- WRITTEN TASK
Leave out any picture and return the remaining listing below exactly as given.

■ ■ ■

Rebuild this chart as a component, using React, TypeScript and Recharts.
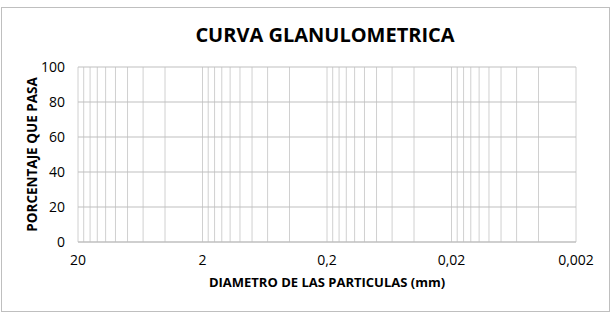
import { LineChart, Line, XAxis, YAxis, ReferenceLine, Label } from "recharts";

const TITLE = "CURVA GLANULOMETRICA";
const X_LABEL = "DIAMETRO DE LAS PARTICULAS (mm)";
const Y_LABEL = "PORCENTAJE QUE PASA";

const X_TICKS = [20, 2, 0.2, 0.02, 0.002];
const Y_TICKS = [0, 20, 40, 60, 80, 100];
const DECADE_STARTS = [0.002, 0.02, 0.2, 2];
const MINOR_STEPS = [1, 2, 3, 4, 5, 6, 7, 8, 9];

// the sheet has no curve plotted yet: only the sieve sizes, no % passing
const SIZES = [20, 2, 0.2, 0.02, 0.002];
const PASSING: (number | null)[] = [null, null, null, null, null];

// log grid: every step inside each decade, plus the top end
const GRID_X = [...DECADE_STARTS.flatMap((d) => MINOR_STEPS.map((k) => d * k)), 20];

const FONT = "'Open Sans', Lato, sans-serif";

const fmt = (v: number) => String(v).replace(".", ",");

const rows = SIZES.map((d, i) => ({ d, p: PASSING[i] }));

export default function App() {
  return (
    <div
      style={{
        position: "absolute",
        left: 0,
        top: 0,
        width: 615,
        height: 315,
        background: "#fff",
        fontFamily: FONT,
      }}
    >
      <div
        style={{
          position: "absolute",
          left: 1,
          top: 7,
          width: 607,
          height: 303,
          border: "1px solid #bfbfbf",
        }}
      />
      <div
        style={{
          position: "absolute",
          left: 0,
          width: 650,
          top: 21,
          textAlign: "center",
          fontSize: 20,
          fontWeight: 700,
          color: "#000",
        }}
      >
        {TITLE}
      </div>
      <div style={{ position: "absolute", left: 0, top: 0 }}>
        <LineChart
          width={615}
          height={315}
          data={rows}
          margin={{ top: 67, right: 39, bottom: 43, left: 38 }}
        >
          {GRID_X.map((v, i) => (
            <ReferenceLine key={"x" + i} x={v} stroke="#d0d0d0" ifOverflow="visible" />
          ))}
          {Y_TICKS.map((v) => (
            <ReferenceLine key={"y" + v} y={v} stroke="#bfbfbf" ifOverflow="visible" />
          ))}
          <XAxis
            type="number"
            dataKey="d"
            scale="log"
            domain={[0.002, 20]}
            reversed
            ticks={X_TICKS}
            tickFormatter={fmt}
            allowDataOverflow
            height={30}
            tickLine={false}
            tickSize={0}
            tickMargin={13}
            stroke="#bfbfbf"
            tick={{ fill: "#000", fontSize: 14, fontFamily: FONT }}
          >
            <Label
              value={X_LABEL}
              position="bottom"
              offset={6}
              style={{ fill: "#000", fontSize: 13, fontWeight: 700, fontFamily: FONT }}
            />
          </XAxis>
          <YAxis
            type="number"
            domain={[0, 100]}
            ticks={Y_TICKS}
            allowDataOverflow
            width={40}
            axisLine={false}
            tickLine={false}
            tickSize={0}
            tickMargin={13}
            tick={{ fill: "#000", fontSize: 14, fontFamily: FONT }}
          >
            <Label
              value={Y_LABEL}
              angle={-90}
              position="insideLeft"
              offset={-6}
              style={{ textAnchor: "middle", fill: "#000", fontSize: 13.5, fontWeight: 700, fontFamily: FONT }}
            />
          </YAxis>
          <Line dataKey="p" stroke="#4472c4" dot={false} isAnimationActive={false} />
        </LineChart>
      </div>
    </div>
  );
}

■ ■ ■

- FULL OUTPUT
Rebuild this chart as a component, using React, TypeScript and Recharts.
import { LineChart, Line, XAxis, YAxis, ReferenceLine, Label } from "recharts";

const TITLE = "CURVA GLANULOMETRICA";
const X_LABEL = "DIAMETRO DE LAS PARTICULAS (mm)";
const Y_LABEL = "PORCENTAJE QUE PASA";

const X_TICKS = [20, 2, 0.2, 0.02, 0.002];
const Y_TICKS = [0, 20, 40, 60, 80, 100];
const DECADE_STARTS = [0.002, 0.02, 0.2, 2];
const MINOR_STEPS = [1, 2, 3, 4, 5, 6, 7, 8, 9];

// the sheet has no curve plotted yet: only the sieve sizes, no % passing
const SIZES = [20, 2, 0.2, 0.02, 0.002];
const PASSING: (number | null)[] = [null, null, null, null, null];

// log grid: every step inside each decade, plus the top end
const GRID_X = [...DECADE_STARTS.flatMap((d) => MINOR_STEPS.map((k) => d * k)), 20];

const FONT = "'Open Sans', Lato, sans-serif";

const fmt = (v: number) => String(v).replace(".", ",");

const rows = SIZES.map((d, i) => ({ d, p: PASSING[i] }));

export default function App() {
  return (
    <div
      style={{
        position: "absolute",
        left: 0,
        top: 0,
        width: 615,
        height: 315,
        background: "#fff",
        fontFamily: FONT,
      }}
    >
      <div
        style={{
          position: "absolute",
          left: 1,
          top: 7,
          width: 607,
          height: 303,
          border: "1px solid #bfbfbf",
        }}
      />
      <div
        style={{
          position: "absolute",
          left: 0,
          width: 650,
          top: 21,
          textAlign: "center",
          fontSize: 20,
          fontWeight: 700,
          color: "#000",
        }}
      >
        {TITLE}
      </div>
      <div style={{ position: "absolute", left: 0, top: 0 }}>
        <LineChart
          width={615}
          height={315}
          data={rows}
          margin={{ top: 67, right: 39, bottom: 43, left: 38 }}
        >
          {GRID_X.map((v, i) => (
            <ReferenceLine key={"x" + i} x={v} stroke="#d0d0d0" ifOverflow="visible" />
          ))}
          {Y_TICKS.map((v) => (
            <ReferenceLine key={"y" + v} y={v} stroke="#bfbfbf" ifOverflow="visible" />
          ))}
          <XAxis
            type="number"
            dataKey="d"
            scale="log"
            domain={[0.002, 20]}
            reversed
            ticks={X_TICKS}
            tickFormatter={fmt}
            allowDataOverflow
            height={30}
            tickLine={false}
            tickSize={0}
            tickMargin={13}
            stroke="#bfbfbf"
            tick={{ fill: "#000", fontSize: 14, fontFamily: FONT }}
          >
            <Label
              value={X_LABEL}
              position="bottom"
              offset={6}
              style={{ fill: "#000", fontSize: 13, fontWeight: 700, fontFamily: FONT }}
            />
          </XAxis>
          <YAxis
            type="number"
            domain={[0, 100]}
            ticks={Y_TICKS}
            allowDataOverflow
            width={40}
            axisLine={false}
            tickLine={false}
            tickSize={0}
            tickMargin={13}
            tick={{ fill: "#000", fontSize: 14, fontFamily: FONT }}
          >
            <Label
              value={Y_LABEL}
              angle={-90}
              position="insideLeft"
              offset={-6}
              style={{ textAnchor: "middle", fill: "#000", fontSize: 13.5, fontWeight: 700, fontFamily: FONT }}
            />
          </YAxis>
          <Line dataKey="p" stroke="#4472c4" dot={false} isAnimationActive={false} />
        </LineChart>
      </div>
    </div>
  );
}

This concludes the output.